For those who want to make such allegations, to say that I am a tool of the United States government, they should remember that I spent over 9 months of a two-year prison sentence for civil disobedience and for criticizing the policies of the US government.
Q: Your work has come back into public focus due to events in North Africa and the Middle East. One newspaper headline went as follows: “Gene Sharp, the 83 year old who toppled Egypt.” What is your take on that?
A: I may or may not have provided some analysis that fed into the actions taken by the people there, I have no confirmation of that, but the Egyptian people deserve the credit for toppling the Mubarak regime, not me.
Q: Since Tunisia and Egypt, the protests in the region have changed. Libya's uprising has become an armed revolt. Do you feel that—even with UN Security Council and Arab League support—it is right to intervene in Libya at this juncture?
A: It is not the course of action I would have chosen. I think the Libyan democrats did not do their homework in advance like the Egyptians did—in Egypt, they appeared to have a plan and studied quite some time in advance to develop a program of non-violence without fear, which brought them victory quite quickly. In Libya, this appears not to have been the case.
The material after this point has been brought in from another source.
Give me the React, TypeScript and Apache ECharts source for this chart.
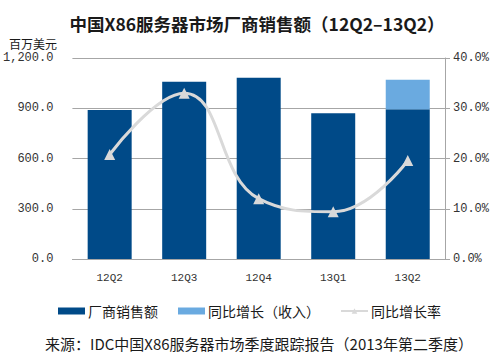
import React, { useEffect, useRef } from "react";
import * as echarts from "echarts";

const categories = ["12Q2", "12Q3", "12Q4", "13Q1", "13Q2"];
const salesValues = [890, 1058, 1082, 870, 894];
const growthRevenue = [null, null, null, null, 176];
const growthRate = [20.8, 33.0, 12.0, 9.4, 19.6];
const leftTicks = [0, 300, 600, 900, 1200];
const rightTicks = [0, 10, 20, 30, 40];

const DARK = "#004a88";
const LIGHT = "#6aaae0";
const LINE = "#d9d9d9";
const MONO = "'Liberation Mono', 'DejaVu Sans Mono', monospace";
const CJK = "'Noto Sans CJK SC', 'Noto Sans', sans-serif";

export default function App() {
  const ref = useRef<HTMLDivElement>(null);
  useEffect(() => {
    if (!ref.current) return;
    const chart = echarts.init(ref.current, undefined, { renderer: "svg" });
    chart.setOption({
      animation: false,
      backgroundColor: "#ffffff",
      title: [
        {
          text: "中国X86服务器市场厂商销售额（12Q2–13Q2）",
          left: 252,
          textAlign: "center",
          top: 10,
          textStyle: { fontFamily: CJK, fontSize: 17.5, fontWeight: "bold", color: "#1a1a1a" },
        },
        {
          text: "百万美元",
          left: 4,
          top: 32,
          textStyle: { fontFamily: CJK, fontSize: 12, fontWeight: "normal", color: "#1a1a1a" },
        },
        {
          text: "来源：IDC中国X86服务器市场季度跟踪报告（2013年第二季度）",
          left: 254,
          textAlign: "center",
          top: 331,
          textStyle: { fontFamily: CJK, fontSize: 15, fontWeight: "normal", color: "#1a1a1a" },
        },
      ],
      legend: {
        left: 53,
        top: 299,
        itemWidth: 27,
        itemHeight: 7,
        itemGap: 20,
        textStyle: { fontFamily: CJK, fontSize: 14, color: "#1a1a1a", padding: [0, 0, 0, -2] },
        data: [
          { name: "厂商销售额", icon: "rect" },
          { name: "同比增长（收入）", icon: "rect" },
          { name: "同比增长率" },
        ],
      },
      grid: { left: 71, right: 55, top: 58, bottom: 96 },
      xAxis: {
        type: "category",
        data: categories,
        axisLine: { show: true, lineStyle: { color: "#a6a6a6", width: 1 } },
        axisTick: { show: false },
        axisLabel: { fontFamily: MONO, fontSize: 11, color: "#333", margin: 13 },
      },
      yAxis: [
        {
          type: "value",
          min: leftTicks[0],
          max: leftTicks[leftTicks.length - 1],
          interval: 300,
          axisLine: { show: false },
          axisTick: { show: false },
          splitLine: { show: true, lineStyle: { color: "#a6a6a6", width: 1 } },
          axisLabel: {
            fontFamily: MONO,
            fontSize: 12,
            color: "#333",
            margin: 19,
            formatter: (v: number) =>
              v.toLocaleString("en-US", { minimumFractionDigits: 1, maximumFractionDigits: 1 }),
          },
        },
        {
          type: "value",
          min: rightTicks[0],
          max: rightTicks[rightTicks.length - 1],
          interval: 10,
          position: "right",
          axisLine: { show: true, lineStyle: { color: "#a6a6a6", width: 1 } },
          axisTick: { show: true, length: 5, lineStyle: { color: "#a6a6a6" } },
          splitLine: { show: false },
          axisLabel: {
            fontFamily: MONO,
            fontSize: 12,
            color: "#333",
            margin: 8,
            formatter: (v: number) => v.toFixed(1) + "%",
          },
        },
      ],
      series: [
        {
          name: "厂商销售额",
          type: "bar",
          stack: "sales",
          data: salesValues,
          barWidth: 44,
          itemStyle: { color: DARK },
        },
        {
          name: "同比增长（收入）",
          type: "bar",
          stack: "sales",
          data: growthRevenue,
          barWidth: 44,
          itemStyle: { color: LIGHT },
        },
        {
          name: "同比增长率",
          type: "line",
          yAxisIndex: 1,
          data: growthRate,
          smooth: 0.45,
          smoothConstraint: false,
          symbol: "triangle",
          symbolSize: 11,
          lineStyle: { color: LINE, width: 3 },
          itemStyle: { color: LINE },
        },
      ],
    });
    return () => chart.dispose();
  }, []);
  return (
    <div
      ref={ref}
      style={{ position: "fixed", left: 0, top: 0, width: 500, height: 355 }}
    />
  );
}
The Libyans have gotten in over their heads, and should have expected the type of repression that Gaddafi is capable of.
People who are realistic about the power of political defiance know that if it is a threat, the regime will see it that way and will fight back. The regime will jail and beat and kill, and that is a sign that what you are doing is threatening the regime.
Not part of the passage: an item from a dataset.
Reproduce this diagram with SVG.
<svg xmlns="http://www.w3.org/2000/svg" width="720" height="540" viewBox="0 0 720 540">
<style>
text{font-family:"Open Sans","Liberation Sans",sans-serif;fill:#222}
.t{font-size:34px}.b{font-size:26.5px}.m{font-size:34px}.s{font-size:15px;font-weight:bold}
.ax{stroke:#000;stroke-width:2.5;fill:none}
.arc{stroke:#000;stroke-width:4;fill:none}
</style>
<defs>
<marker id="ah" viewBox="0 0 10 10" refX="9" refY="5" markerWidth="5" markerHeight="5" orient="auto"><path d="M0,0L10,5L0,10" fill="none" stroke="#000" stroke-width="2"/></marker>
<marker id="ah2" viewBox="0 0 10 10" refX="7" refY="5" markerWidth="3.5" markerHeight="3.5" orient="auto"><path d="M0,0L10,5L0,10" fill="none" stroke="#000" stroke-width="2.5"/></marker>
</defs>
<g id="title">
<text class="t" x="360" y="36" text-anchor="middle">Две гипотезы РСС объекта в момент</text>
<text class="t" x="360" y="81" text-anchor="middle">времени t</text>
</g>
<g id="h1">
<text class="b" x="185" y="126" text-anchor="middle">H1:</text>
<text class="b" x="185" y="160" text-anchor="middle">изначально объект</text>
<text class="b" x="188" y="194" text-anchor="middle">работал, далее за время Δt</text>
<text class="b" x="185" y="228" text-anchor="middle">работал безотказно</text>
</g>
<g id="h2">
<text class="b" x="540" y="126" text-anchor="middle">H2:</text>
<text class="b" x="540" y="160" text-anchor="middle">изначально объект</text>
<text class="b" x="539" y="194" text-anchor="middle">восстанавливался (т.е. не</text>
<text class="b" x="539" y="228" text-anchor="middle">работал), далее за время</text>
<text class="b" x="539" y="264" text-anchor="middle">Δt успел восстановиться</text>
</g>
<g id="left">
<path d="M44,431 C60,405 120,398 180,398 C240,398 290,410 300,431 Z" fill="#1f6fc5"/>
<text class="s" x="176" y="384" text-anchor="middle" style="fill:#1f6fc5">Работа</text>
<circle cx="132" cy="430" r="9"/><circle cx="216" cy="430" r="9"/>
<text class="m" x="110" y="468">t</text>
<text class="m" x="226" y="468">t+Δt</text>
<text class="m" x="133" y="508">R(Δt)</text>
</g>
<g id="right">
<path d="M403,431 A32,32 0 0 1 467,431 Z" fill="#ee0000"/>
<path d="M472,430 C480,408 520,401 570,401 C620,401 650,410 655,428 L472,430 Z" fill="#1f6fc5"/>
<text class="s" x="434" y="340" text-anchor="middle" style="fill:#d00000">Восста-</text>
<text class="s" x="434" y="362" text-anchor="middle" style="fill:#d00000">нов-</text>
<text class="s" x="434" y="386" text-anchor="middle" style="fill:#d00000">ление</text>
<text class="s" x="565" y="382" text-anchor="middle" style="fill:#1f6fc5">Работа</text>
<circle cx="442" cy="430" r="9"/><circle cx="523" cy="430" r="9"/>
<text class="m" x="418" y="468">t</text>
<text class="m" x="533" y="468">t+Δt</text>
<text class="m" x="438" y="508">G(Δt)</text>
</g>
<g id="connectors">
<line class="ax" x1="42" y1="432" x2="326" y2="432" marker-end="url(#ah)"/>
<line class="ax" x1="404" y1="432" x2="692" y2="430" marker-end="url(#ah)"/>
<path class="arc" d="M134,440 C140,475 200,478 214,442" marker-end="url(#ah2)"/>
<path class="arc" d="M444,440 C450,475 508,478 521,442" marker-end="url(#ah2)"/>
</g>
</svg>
Dictators can beat you with violence, if you fight on those terms, and of course the rebels cannot defeat the Gaddafi regime on the level of armed force. So they are left to call in help from outside, which cannot give them the empowerment or victory they seek.
Q: Do you think that when legitimate peaceful protest—such as in Burma—is met with state violence, the protesters then have the right to self-defense? To fight back? To seek alliances with sympathizers in the country's police and army? To appeal for international military support, as the Libyan rebels have done?
A: I think it is an unfortunate choice that people make. It is predictable that your opponent will have the means of violence, the means of oppression. If you get someone else to come and help you, they will come with their interests, and potentially turn your country into a battlefield. Even if they help defeat the oppressor, it will not result in empowerment. People will not be ready to fight the next oppressor who tries to take over the country. In contrast, if the Egyptian military tries again to take control, the people know how to counter this, they have the sense of empowerment, of their own power.
Ultimately, in any non-violent resistance, you have to plan, you have to study. You have to know what the hell you are doing.
Q: You have been credited with influencing the actions of thinkers and doers around the world. But who has influenced you?
A: I have learned from the many people I have met around the world over the decades, but have no single guiding light. I learned from Gandhi, that is, Gandhi as a shrewd political strategist. I learned from the Norwegian resistance against the Quisling fascist government during World War II. I learned from the non-violent resistance undertaken by Baltic countries—Estonia, Latvia and Lithuania—whose governments also read some of my work. I don't have any political doctrine, no political messiah, just my own thinking and learning, for the most part.